• Work required: Repeat the records in full and exactly, omitting pictures.

━━━ Working data

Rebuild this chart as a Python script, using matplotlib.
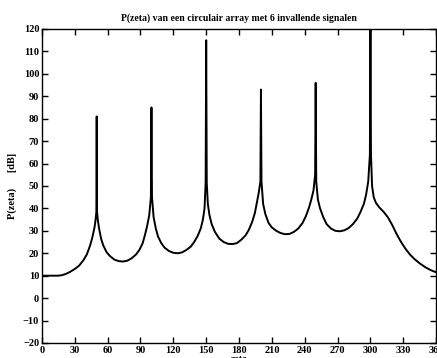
import matplotlib
matplotlib.use("Agg")
import matplotlib.pyplot as plt

# P(zeta) in dB
zeta = [0, 5, 10, 15, 18, 22, 26, 30, 34, 38, 41, 44, 46, 48, 49, 49.7, 50, 50.3, 51, 52, 54, 56, 59, 62, 66, 70,
        74, 78, 82, 86, 89, 92, 94, 96, 98, 99.5, 100, 100.5, 102, 104, 106, 109, 112, 116, 120, 124, 128, 132,
        136, 139, 142, 145, 147, 148.5, 149.5, 150, 150.5, 151.5, 153, 155, 158, 162, 166, 170, 174, 178, 182,
        186, 189, 192, 194.5, 196.5, 198, 199.5, 200, 200.5, 202, 204, 207, 210, 214, 218, 222, 226, 230, 234,
        238, 241, 244, 246, 248, 249.5, 250, 250.5, 252, 254, 257, 260, 264, 268, 272, 276, 280, 284, 288, 291,
        294, 296, 298, 299.5, 300, 300.5, 301.5, 303, 305, 308, 312, 316, 320, 324, 328, 332, 336, 340, 345,
        350, 355, 360]
p_db = [10, 10, 10, 10, 10.2, 10.8, 11.8, 13, 14.5, 17, 19.5, 23.5, 27, 31.5, 35, 38.5, 81, 38.5, 35, 31.5, 26.5,
        23.5, 20.5, 18.8, 17.2, 16.5, 16.3, 16.7, 17.8, 19.5, 21.5, 24.5, 28, 32, 37, 45, 85, 45, 36, 31, 27.5,
        24.5, 22.5, 21, 20.2, 20, 20.4, 21.5, 23, 25, 27.5, 31, 35, 40, 51.5, 115, 51.5, 42, 37, 33, 29.5, 26.5,
        25, 24.2, 24.1, 24.5, 26, 28, 30.5, 34, 38, 43, 47, 52, 93, 52, 42, 37.5, 33.5, 31.5, 30, 29, 28.5, 28.6,
        29.5, 31, 33.5, 36.5, 40.5, 44, 48, 55, 96, 52, 44, 40, 36, 33, 31, 30, 29.8, 30.2, 31.2, 33, 35.5, 38.5,
        42, 46, 52, 64, 120, 64, 50, 45, 42.5, 40.5, 38.5, 36, 32.5, 28.5, 25, 22, 19.5, 17.5, 15.5, 13.8, 12.5,
        11.5]

x_ticks = list(range(0, 361, 30))
y_ticks = list(range(-20, 121, 10))

plt.rcParams['font.family'] = ['Liberation Serif', 'DejaVu Serif']

fig = plt.figure(figsize=(4.37, 3.58), dpi=100)
ax = fig.add_axes([0.096, 0.042, 0.902, 0.877])

ax.plot(zeta, p_db, color='black', lw=1.4)

ax.set_xlim(0, 360)
ax.set_ylim(-20, 120)
ax.set_xticks(x_ticks)
ax.set_yticks(y_ticks)
ax.tick_params(direction='in', length=4, width=1, top=True, right=True,
               labelsize=7.5, pad=2)
for lbl in ax.get_xticklabels() + ax.get_yticklabels():
    lbl.set_fontweight('bold')
for s in ax.spines.values():
    s.set_linewidth(1.0)

ax.set_title('P(zeta) van een circulair array met 6 invallende signalen',
             fontsize=7, fontweight='bold', pad=6)
ax.set_xlabel('zeta', fontsize=7, fontweight='bold', labelpad=0)
ax.set_ylabel('P(zeta)      [dB]', fontsize=7.5, fontweight='bold', labelpad=4)

fig.savefig('out.png', dpi=100)
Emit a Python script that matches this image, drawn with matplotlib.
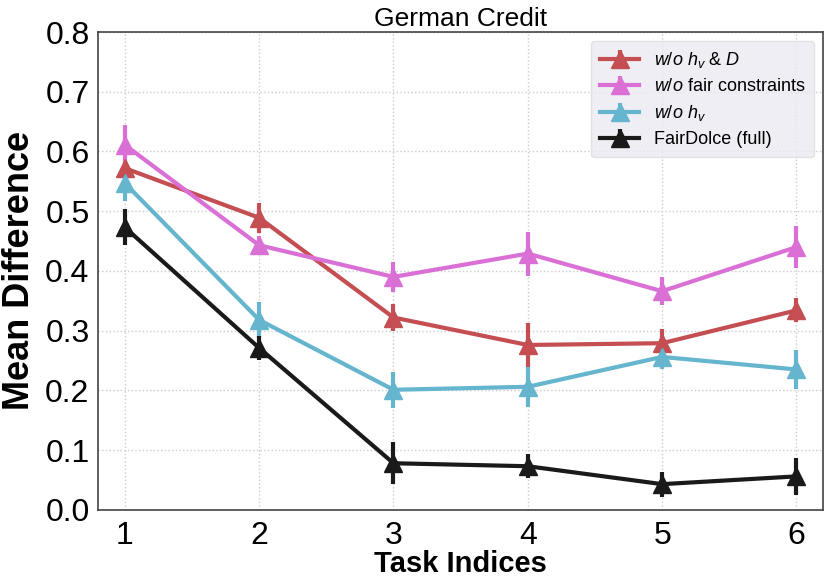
import matplotlib
matplotlib.use("Agg")
import matplotlib.pyplot as plt
import numpy as np

plt.rcParams['font.family'] = ['Liberation Sans', 'DejaVu Sans']
plt.rcParams['mathtext.fontset'] = 'custom'
plt.rcParams['mathtext.rm'] = 'Liberation Sans'
plt.rcParams['mathtext.it'] = 'Liberation Sans:italic'

tasks = [1, 2, 3, 4, 5, 6]

no_hv_d = [0.572, 0.489, 0.322, 0.276, 0.279, 0.334]
no_hv_d_err = [0.012, 0.025, 0.022, 0.037, 0.024, 0.020]

no_fair = [0.611, 0.443, 0.390, 0.429, 0.366, 0.440]
no_fair_err = [0.033, 0.016, 0.025, 0.037, 0.023, 0.035]

no_hv = [0.547, 0.318, 0.201, 0.206, 0.256, 0.235]
no_hv_err = [0.030, 0.030, 0.030, 0.033, 0.020, 0.033]

full = [0.473, 0.271, 0.078, 0.073, 0.043, 0.056]
full_err = [0.030, 0.020, 0.035, 0.020, 0.021, 0.031]

labels = [r'$w/o$ $h_v$ & $D$', r'$w/o$ fair constraints', r'$w/o$ $h_v$', 'FairDolce (full)']
colors = ['#C44E52', '#DA70D6', '#64B5CD', '#1A1A1A']

fig, ax = plt.subplots(figsize=(8.3, 5.82), dpi=100)

series = [(no_hv_d, no_hv_d_err), (no_fair, no_fair_err), (no_hv, no_hv_err), (full, full_err)]
for (vals, errs), lab, col in zip(series, labels, colors):
    ax.errorbar(tasks, vals, yerr=errs, color=col, label=lab, marker='^',
                markersize=13, linewidth=3, elinewidth=3, capsize=0)

ax.set_xlim(0.8, 6.2)
ax.set_ylim(0, 0.8)
ax.set_xticks(tasks)
ax.set_yticks(np.arange(0, 0.81, 0.1))
ax.set_yticklabels([f"{v:.1f}" for v in np.arange(0, 0.81, 0.1)])
ax.tick_params(labelsize=23, length=0)
ax.tick_params(axis='x', pad=8)
ax.tick_params(axis='y', pad=6)
ax.grid(True, color='#cccccc', linestyle=':', linewidth=1)
for sp in ax.spines.values():
    sp.set_color('#444444')
    sp.set_linewidth(1.2)

ax.set_title('German Credit', fontsize=19, pad=4)
ax.set_xlabel('Task Indices', fontsize=21, fontweight='bold', labelpad=-1)
ax.set_ylabel('Mean Difference', fontsize=26, fontweight='bold', labelpad=6)

leg = ax.legend(loc='upper right', fontsize=13, frameon=True, facecolor='#EAEAF2',
                edgecolor='#dddddd', handlelength=2.2, borderpad=0.5, labelspacing=0.45)

plt.subplots_adjust(left=0.118, right=0.992, top=0.945, bottom=0.124)
fig.savefig('out.png')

━━━━━━

• Result:
Rebuild this chart as a Python script, using matplotlib.
import matplotlib
matplotlib.use("Agg")
import matplotlib.pyplot as plt

# P(zeta) in dB
zeta = [0, 5, 10, 15, 18, 22, 26, 30, 34, 38, 41, 44, 46, 48, 49, 49.7, 50, 50.3, 51, 52, 54, 56, 59, 62, 66, 70,
        74, 78, 82, 86, 89, 92, 94, 96, 98, 99.5, 100, 100.5, 102, 104, 106, 109, 112, 116, 120, 124, 128, 132,
        136, 139, 142, 145, 147, 148.5, 149.5, 150, 150.5, 151.5, 153, 155, 158, 162, 166, 170, 174, 178, 182,
        186, 189, 192, 194.5, 196.5, 198, 199.5, 200, 200.5, 202, 204, 207, 210, 214, 218, 222, 226, 230, 234,
        238, 241, 244, 246, 248, 249.5, 250, 250.5, 252, 254, 257, 260, 264, 268, 272, 276, 280, 284, 288, 291,
        294, 296, 298, 299.5, 300, 300.5, 301.5, 303, 305, 308, 312, 316, 320, 324, 328, 332, 336, 340, 345,
        350, 355, 360]
p_db = [10, 10, 10, 10, 10.2, 10.8, 11.8, 13, 14.5, 17, 19.5, 23.5, 27, 31.5, 35, 38.5, 81, 38.5, 35, 31.5, 26.5,
        23.5, 20.5, 18.8, 17.2, 16.5, 16.3, 16.7, 17.8, 19.5, 21.5, 24.5, 28, 32, 37, 45, 85, 45, 36, 31, 27.5,
        24.5, 22.5, 21, 20.2, 20, 20.4, 21.5, 23, 25, 27.5, 31, 35, 40, 51.5, 115, 51.5, 42, 37, 33, 29.5, 26.5,
        25, 24.2, 24.1, 24.5, 26, 28, 30.5, 34, 38, 43, 47, 52, 93, 52, 42, 37.5, 33.5, 31.5, 30, 29, 28.5, 28.6,
        29.5, 31, 33.5, 36.5, 40.5, 44, 48, 55, 96, 52, 44, 40, 36, 33, 31, 30, 29.8, 30.2, 31.2, 33, 35.5, 38.5,
        42, 46, 52, 64, 120, 64, 50, 45, 42.5, 40.5, 38.5, 36, 32.5, 28.5, 25, 22, 19.5, 17.5, 15.5, 13.8, 12.5,
        11.5]

x_ticks = list(range(0, 361, 30))
y_ticks = list(range(-20, 121, 10))

plt.rcParams['font.family'] = ['Liberation Serif', 'DejaVu Serif']

fig = plt.figure(figsize=(4.37, 3.58), dpi=100)
ax = fig.add_axes([0.096, 0.042, 0.902, 0.877])

ax.plot(zeta, p_db, color='black', lw=1.4)

ax.set_xlim(0, 360)
ax.set_ylim(-20, 120)
ax.set_xticks(x_ticks)
ax.set_yticks(y_ticks)
ax.tick_params(direction='in', length=4, width=1, top=True, right=True,
               labelsize=7.5, pad=2)
for lbl in ax.get_xticklabels() + ax.get_yticklabels():
    lbl.set_fontweight('bold')
for s in ax.spines.values():
    s.set_linewidth(1.0)

ax.set_title('P(zeta) van een circulair array met 6 invallende signalen',
             fontsize=7, fontweight='bold', pad=6)
ax.set_xlabel('zeta', fontsize=7, fontweight='bold', labelpad=0)
ax.set_ylabel('P(zeta)      [dB]', fontsize=7.5, fontweight='bold', labelpad=4)

fig.savefig('out.png', dpi=100)
Emit a Python script that matches this image, drawn with matplotlib.
import matplotlib
matplotlib.use("Agg")
import matplotlib.pyplot as plt
import numpy as np

plt.rcParams['font.family'] = ['Liberation Sans', 'DejaVu Sans']
plt.rcParams['mathtext.fontset'] = 'custom'
plt.rcParams['mathtext.rm'] = 'Liberation Sans'
plt.rcParams['mathtext.it'] = 'Liberation Sans:italic'

tasks = [1, 2, 3, 4, 5, 6]

no_hv_d = [0.572, 0.489, 0.322, 0.276, 0.279, 0.334]
no_hv_d_err = [0.012, 0.025, 0.022, 0.037, 0.024, 0.020]

no_fair = [0.611, 0.443, 0.390, 0.429, 0.366, 0.440]
no_fair_err = [0.033, 0.016, 0.025, 0.037, 0.023, 0.035]

no_hv = [0.547, 0.318, 0.201, 0.206, 0.256, 0.235]
no_hv_err = [0.030, 0.030, 0.030, 0.033, 0.020, 0.033]

full = [0.473, 0.271, 0.078, 0.073, 0.043, 0.056]
full_err = [0.030, 0.020, 0.035, 0.020, 0.021, 0.031]

labels = [r'$w/o$ $h_v$ & $D$', r'$w/o$ fair constraints', r'$w/o$ $h_v$', 'FairDolce (full)']
colors = ['#C44E52', '#DA70D6', '#64B5CD', '#1A1A1A']

fig, ax = plt.subplots(figsize=(8.3, 5.82), dpi=100)

series = [(no_hv_d, no_hv_d_err), (no_fair, no_fair_err), (no_hv, no_hv_err), (full, full_err)]
for (vals, errs), lab, col in zip(series, labels, colors):
    ax.errorbar(tasks, vals, yerr=errs, color=col, label=lab, marker='^',
                markersize=13, linewidth=3, elinewidth=3, capsize=0)

ax.set_xlim(0.8, 6.2)
ax.set_ylim(0, 0.8)
ax.set_xticks(tasks)
ax.set_yticks(np.arange(0, 0.81, 0.1))
ax.set_yticklabels([f"{v:.1f}" for v in np.arange(0, 0.81, 0.1)])
ax.tick_params(labelsize=23, length=0)
ax.tick_params(axis='x', pad=8)
ax.tick_params(axis='y', pad=6)
ax.grid(True, color='#cccccc', linestyle=':', linewidth=1)
for sp in ax.spines.values():
    sp.set_color('#444444')
    sp.set_linewidth(1.2)

ax.set_title('German Credit', fontsize=19, pad=4)
ax.set_xlabel('Task Indices', fontsize=21, fontweight='bold', labelpad=-1)
ax.set_ylabel('Mean Difference', fontsize=26, fontweight='bold', labelpad=6)

leg = ax.legend(loc='upper right', fontsize=13, frameon=True, facecolor='#EAEAF2',
                edgecolor='#dddddd', handlelength=2.2, borderpad=0.5, labelspacing=0.45)

plt.subplots_adjust(left=0.118, right=0.992, top=0.945, bottom=0.124)
fig.savefig('out.png')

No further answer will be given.